### EXERCISE GOAL
Pull every line holding the string "this" from the records below.

(Items listed in a dataset)
::::

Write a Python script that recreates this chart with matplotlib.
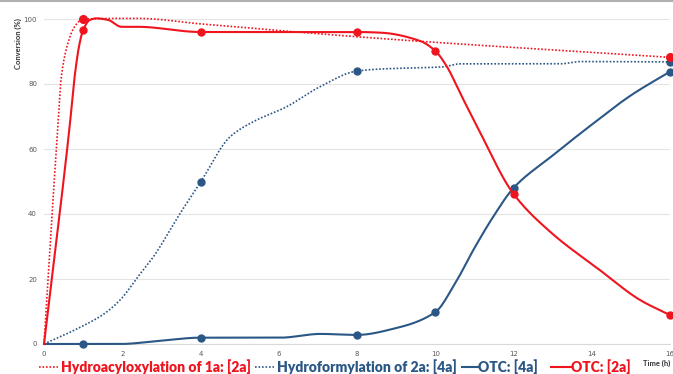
import numpy as np
import matplotlib
matplotlib.use("Agg")
import matplotlib.pyplot as plt
from matplotlib.lines import Line2D

# values (time in h, conversion in %)
red_dot_x = [0, 0.18, 0.36, 0.44, 0.61, 0.78, 1.0, 2.4, 4, 8.6, 16]
red_dot_y = [0, 35, 68, 82, 92.5, 97.6, 100, 100.2, 98.5, 94, 88.2]
red_dot_mx = [1, 16]
red_dot_my = [100, 88.2]

blue_dot_x = [0, 0.95, 1.55, 1.98, 2.4, 2.8, 3.48, 4, 4.76, 5.35, 6.2, 7.06, 8, 8.59, 10.2, 10.64, 13.2, 13.7, 16]
blue_dot_y = [0, 5.3, 9.4, 14.0, 20.7, 26.9, 40.2, 49.8, 63.8, 68.4, 73, 79.2, 84, 84.6, 85.3, 86.2, 86.2, 86.9, 86.8]
blue_dot_mx = [4, 8, 16]
blue_dot_my = [49.8, 84, 86.8]

blue_x = [0, 1, 1.94, 2.97, 4, 6.04, 7.06, 8, 9, 10, 10.5, 11, 11.5, 12, 13, 14, 15, 16]
blue_y = [0, 0, 0, 1.0, 1.95, 1.95, 3.1, 2.8, 4.9, 9.8, 18.5, 29.5, 39.5, 48, 58, 67.5, 76.5, 83.8]
blue_mx = [1, 4, 8, 10, 12, 16]
blue_my = [0, 2, 2.8, 9.8, 48, 83.8]

red_x = [0, 0.33, 0.66, 0.78, 0.91, 1, 1.17, 1.34, 1.64, 1.98, 2.4, 4, 8, 8.6, 9.6, 10, 10.3, 10.64, 11.07, 12, 12.94, 14.2, 15.24, 16]
red_y = [0, 33, 67.5, 82, 92.5, 96.6, 99.7, 100.2, 99.7, 97.6, 97.6, 96, 96, 95.8, 93.3, 90.2, 85.3, 77.1, 66.9, 46.2, 34.5, 22.8, 13.5, 8.9]
red_mx = [1, 4, 8, 10, 12, 16]
red_my = [96.6, 96, 96, 90.2, 46.2, 8.9]

RED = '#f0141e'
BLUE = '#2b5786'
W, H = 673, 374


def smooth(x, y, n=30):
    # monotone cubic (Fritsch-Carlson) just for drawing the curve
    x = np.asarray(x, float)
    y = np.asarray(y, float)
    h = np.diff(x)
    d = np.diff(y) / h
    m = np.zeros_like(y)
    m[0], m[-1] = d[0], d[-1]
    for k in range(1, len(x) - 1):
        if d[k - 1] * d[k] > 0:
            w1 = 2 * h[k] + h[k - 1]
            w2 = h[k] + 2 * h[k - 1]
            m[k] = (w1 + w2) / (w1 / d[k - 1] + w2 / d[k])
    xs, ys = [], []
    for k in range(len(x) - 1):
        t = np.linspace(0, 1, n, endpoint=False)
        h00 = 2 * t**3 - 3 * t**2 + 1
        h10 = t**3 - 2 * t**2 + t
        h01 = -2 * t**3 + 3 * t**2
        h11 = t**3 - t**2
        xs.append(x[k] + t * h[k])
        ys.append(h00 * y[k] + h10 * h[k] * m[k] + h01 * y[k + 1] + h11 * h[k] * m[k + 1])
    xs.append([x[-1]])
    ys.append([y[-1]])
    return np.concatenate(xs), np.concatenate(ys)


fig = plt.figure(figsize=(W / 100, H / 100), dpi=100)
ax = fig.add_axes([44 / W, 1 - 344 / H, 626 / W, 325 / H])
ax.set_xlim(0, 16)
ax.set_ylim(0, 100)

dots = (0, (1, 1.1))
sx, sy = smooth(blue_dot_x, blue_dot_y)
ax.plot(sx, sy, color=BLUE, lw=1.2, ls=dots, clip_on=False, zorder=3)
ax.plot(blue_dot_mx, blue_dot_my, 'o', color=BLUE, ms=5, clip_on=False, zorder=3)

sx, sy = smooth(red_dot_x, red_dot_y)
ax.plot(sx, sy, color=RED, lw=1.2, ls=dots, clip_on=False, zorder=4)
ax.plot(red_dot_mx, red_dot_my, 'o', color=RED, ms=5.5, clip_on=False, zorder=4)

sx, sy = smooth(blue_x, blue_y)
ax.plot(sx, sy, color=BLUE, lw=1.5, clip_on=False, zorder=5)
ax.plot(blue_mx, blue_my, 'o', color=BLUE, ms=5, clip_on=False, zorder=5)

sx, sy = smooth(red_x, red_y)
ax.plot(sx, sy, color=RED, lw=1.5, clip_on=False, zorder=6)
ax.plot(red_mx, red_my, 'o', color=RED, ms=5, clip_on=False, zorder=6)

ax.set_xticks(range(0, 17, 2))
ax.set_yticks(range(0, 101, 20))
for s in ['top', 'right', 'left']:
    ax.spines[s].set_visible(False)
ax.spines['bottom'].set_color('#d9d9d9')
ax.tick_params(length=0, labelsize=5, labelcolor='#595959', pad=5)
ax.yaxis.grid(True, color='#e4e4e4', lw=0.8)
ax.set_axisbelow(True)

# axis titles
fig.text(18 / W, 1 - 44 / H, 'Conversion (%)', rotation=90, ha='center', va='center',
         fontsize=5.5, fontweight='bold', family='Lato', color='#333333')
fig.text(643 / W, 1 - 363 / H, 'Time (h)', ha='left', va='center',
         fontsize=5.5, fontweight='bold', family='Lato', color='#333333')

# legend row drawn by hand along the bottom
ly = 1 - 367 / H
legend = [
    (39, 58, RED, dots, 1.2, 61, 'Hydroacyloxylation of 1a: [2a]'),
    (255, 274, BLUE, dots, 1.2, 277, 'Hydroformylation of 2a: [4a]'),
    (462, 478, BLUE, '-', 1.5, 478, 'OTC: [4a]'),
    (551, 571, RED, '-', 1.5, 571, 'OTC: [2a]'),
]
for x0, x1, c, st, lw, tx, label in legend:
    fig.add_artist(Line2D([x0 / W, x1 / W], [ly, ly], transform=fig.transFigure,
                          color=c, ls=st, lw=lw))
    fig.text(tx / W, ly, label, ha='left', va='center', color=c,
             fontsize=10, fontweight='heavy', family='Lato')

# thin grey border at the top edge
fig.add_artist(Line2D([0, 1], [1 - 1 / H, 1 - 1 / H], transform=fig.transFigure,
                      color='#b0b0b0', lw=1.5))

fig.savefig('out.png', dpi=100)
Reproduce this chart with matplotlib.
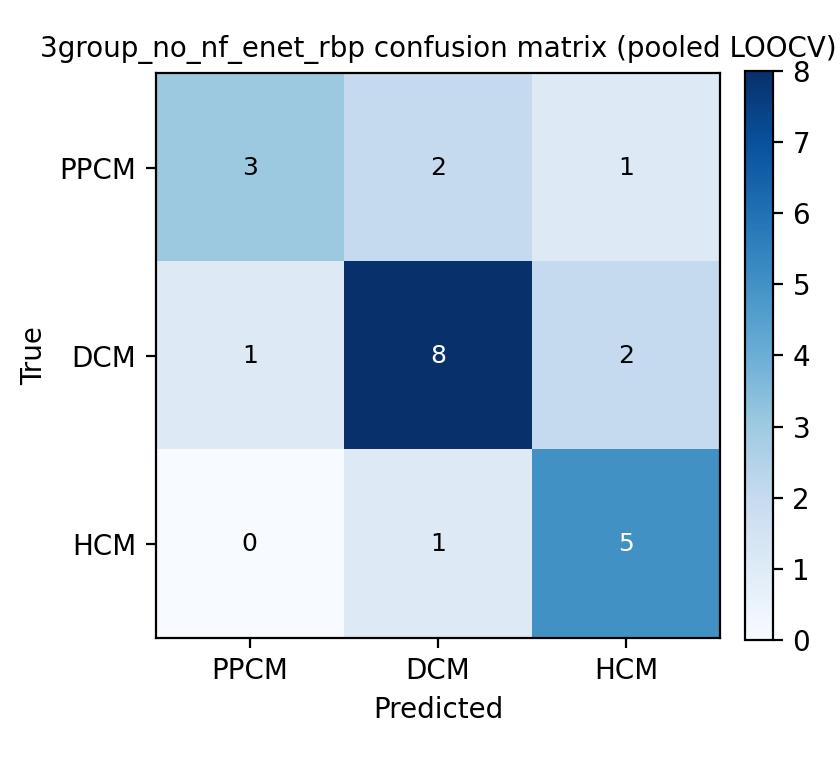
import numpy as np
import matplotlib
matplotlib.use('Agg')
import matplotlib.pyplot as plt

labels = ['PPCM', 'DCM', 'HCM']
cm = np.array([[3, 2, 1],
               [1, 8, 2],
               [0, 1, 5]])

fig = plt.figure(figsize=(4.2, 3.8), dpi=200)
ax = fig.add_axes([0.1854, 0.1609, 0.6718, 0.7424])
cax = fig.add_axes([0.8869, 0.1579, 0.0333, 0.7487])

im = ax.imshow(cm, cmap='Blues', vmin=0, vmax=cm.max(), aspect='auto')
fig.colorbar(im, cax=cax)

ax.set_xticks(range(len(labels)))
ax.set_xticklabels(labels)
ax.set_yticks(range(len(labels)))
ax.set_yticklabels(labels)
ax.set_xlabel('Predicted')
ax.set_ylabel('True')
ax.set_title('3group_no_nf_enet_rbp confusion matrix (pooled LOOCV)', fontsize=10)

thresh = cm.max() / 2
for i in range(cm.shape[0]):
    for j in range(cm.shape[1]):
        ax.text(j, i, str(cm[i, j]), ha='center', va='center', fontsize=9,
                color='white' if cm[i, j] > thresh else 'black')

fig.savefig('out.png', dpi=200)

::::

### RESPONSE TO THE TASK
Write a Python script that recreates this chart with matplotlib.
Reproduce this chart with matplotlib.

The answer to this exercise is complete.